Ole Edvard Borgen (8 November 1925 – 24 March 2009) was a Norwegian theologian and Methodist bishop.

He was born in Lillestrøm as a son of meat merchant Omar Emil Borgen (1900–1985) and Harda Pytte (1901–1989), and older brother of Peder Borgen. In June 1949 he married Martha Olava Rygge (1928–2003).

He attended Tomb Agricultural School from 1944 to 1946, and also completed an apprenticeship in sausage making, intent to take over his father's store and the family farm. He was elected to Lillestrøm city council, serving from 1950 to 1956. Besides that, the entire family adhered to the Methodist creed, and in 1956 Borgen travelled to the United States to study different subjects. From 1959 to 1962 he was a choir leader and pastor for youths in Edgemont Baptist Church, Durham, and from 1963 he was a pastor at West Side Avenue Methodist Church in Jersey City. In 1968 he took his doctorate at Drew University with the thesis John Wesley on the Sacraments.

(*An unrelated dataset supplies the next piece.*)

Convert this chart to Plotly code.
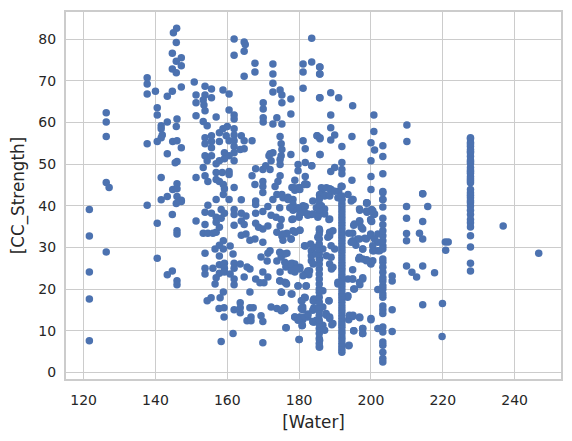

A Theological Study.

He had then been stationed in Stockholm since 1966, as an aide to the Methodist bishop to the Nordic countries, Odd Hagen. After a spell as secretary at the Methodist World Council office in Geneva, Borgen served as the Methodist bishop to the Nordic countries from 1970 to 1989. He was a delegate to the World Council of Churches and became president of the Council of Methodist Bishops, as the first non-American. He rounded off his career as a professor of systematic theology at Asbury Theological Seminary from 1989 to 1992.

He died in March 2009 in Lørenskog.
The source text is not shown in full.